Сознавая, что «Обрыв», в котором наряду с прогрессивными идеями проявилась и консервативная тенденция (Волохов), может вызвать неблагоприятную критику, Гончаров счел необходимым обратиться к читателям журнала с особым предуведомлением, в котором указывал, что его роман в основном отображает старую, дореформенную жизнь, и было бы неверно искать в нем полного отражения современности. Однако вместе с тем Гончаров подчеркивал, что он не мог в шестидесятых годах вовсе уклониться от изображения современности, что ему многое пришлось изменить и дописать заново, что и определило «разницу в пере».
М. М. Стасюлевич, в предисловии к первому отдельному изданию романа «Обрыв» (1870) также обращал внимание на то, что «полный ход и действие главных лиц романа, как известно, совершается в начале пятидесятых годов… Автор уясняет нам в том времени не столько источники новой жизни, сколько указывает результаты предшествующего периода. Предвестников нашей эпохи мы не видим потому в этом романе, что их нельзя было видеть в ту пору и в самой тогдашней жизни». Повторяя в данном случае основную мысль Гончарова, Стасюлевич вместе с тем не нашел в романе «предвестников» новой эпохи.
Эта точка зрения была характерна для либеральной критики «Обрыва». Либеральная критика была явно разочарована романом именно потому, что в нем автор не показал, с ее точки зрения, главного героя современности — человека либеральных взглядов и стремлений, деятеля правительственных реформ.
Бесспорно и то, что резкое осуждение критикой фигуры Волохова заставило «Вестник Европы» умолчать и о намерении Гончарова выдать Волохова за представителя «новых людей».
В читательских кругах с интересом ожидали появления нового романа Гончарова. В печати «Обрыв» вызвал многочисленные критические отклики. Со статьями и рецензиями об «Обрыве» выступили в шестидесятых годах журналы и газеты различного общественного направления; в них нашла отражение острота идейной борьбы того времени, однако роман тогда не получил всесторонней и полной оценки.
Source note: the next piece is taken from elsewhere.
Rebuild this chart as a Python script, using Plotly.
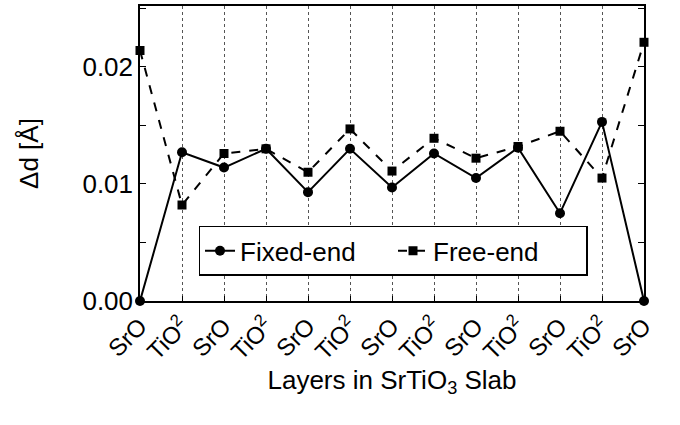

Журнал реакционного толка, «Русский вестник» пытался выставить Гончарова певцом патриархально-дворянской жизни, «поэтом захолустья», который якобы с «любовью» изображал «царство бабушки». Журнал обходил и всячески затушевывал критику в романе «старой правды», патриархального быта и нравов, крепостнического «сна и застоя». Выразив свое сочувствие таким действующим лицам романа, как Ватутин, Марфинька и бабушка, автор статьи резко осуждал Гончарова за то, что тот якобы «осквернил седины» бабушки, рассказав историю ее «падения». «Русский вестник» извратил подлинный, прогрессивный смысл выступления Гончарова в защиту права русской женщины на свободу чувства. Как показал художник в «Обрыве», в так называемом падении и бабушки и Веры виновно само общество.
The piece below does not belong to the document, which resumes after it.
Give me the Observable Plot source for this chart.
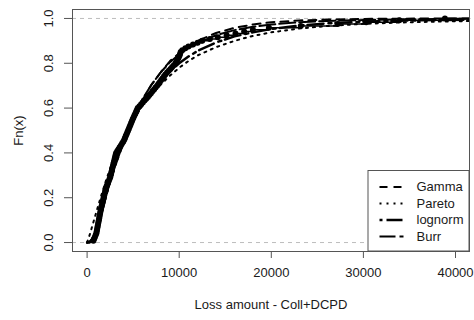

Крайне отрицательно «Русский вестник» оценил образ Веры в «Обрыве». Все прогрессивное в ней он расценивал как «ненормальное явление», заявив, что Вера — это «незрелый плод нездоровых учений», нечто среднее между «кисейной барышней» и «стриженою нигилисткой». Извращая образ Веры, критик «Русского вестника» ставил его в один ряд с Марком Волоховым и не скупился на бранные словечки по адресу Волохова. Журнал упрекал Гончарова в том, что его Волохов не может служить серьезным оружием для борьбы с революционными стремлениями в русском обществе, поскольку в его образе не дано «должного», с точки зрения «Русского вестника», «ниспровержения» политических и социальных мечтаний, а тем более религиозного материализма» («Русский вестник», 1869, N 7).
Критик либеральной газеты «С.-Петербургские ведомости» находил «одним из наиболее интересных» образов «Обрыва» образ Веры. «С.-Петербургские ведомости» обошли молчанием в оценке образа Райского тот факт, что в нем объективно были развенчаны, как бесплодные, настроения, характерные для дворянско-либеральной интеллигенции сороковых-шестидесятых годов. Образ Волохова не вызывал у критика «Обрыва» каких-либо возражений по существу, и это свидетельствовало о том, что взгляды критика в данном случае не противоречили оценке этого образа самим Гончаровым.
Критические статьи об «Обрыве», появившиеся в печати радикально-демократического направления, страдали односторонностью: правильно осудив отрицательные тенденции романа, они вместе с тем игнорировали его положительные, прогрессивные стороны. Характерной для радикально-демократической критики того времени была статья об «Обрыве» Н. Шелгунова — «Талантливая бесталанность». По мнению Шелгунова, Марк Волохов определяет собою все существо и направление романа «Обрыв» («Дело», 1869, N 8).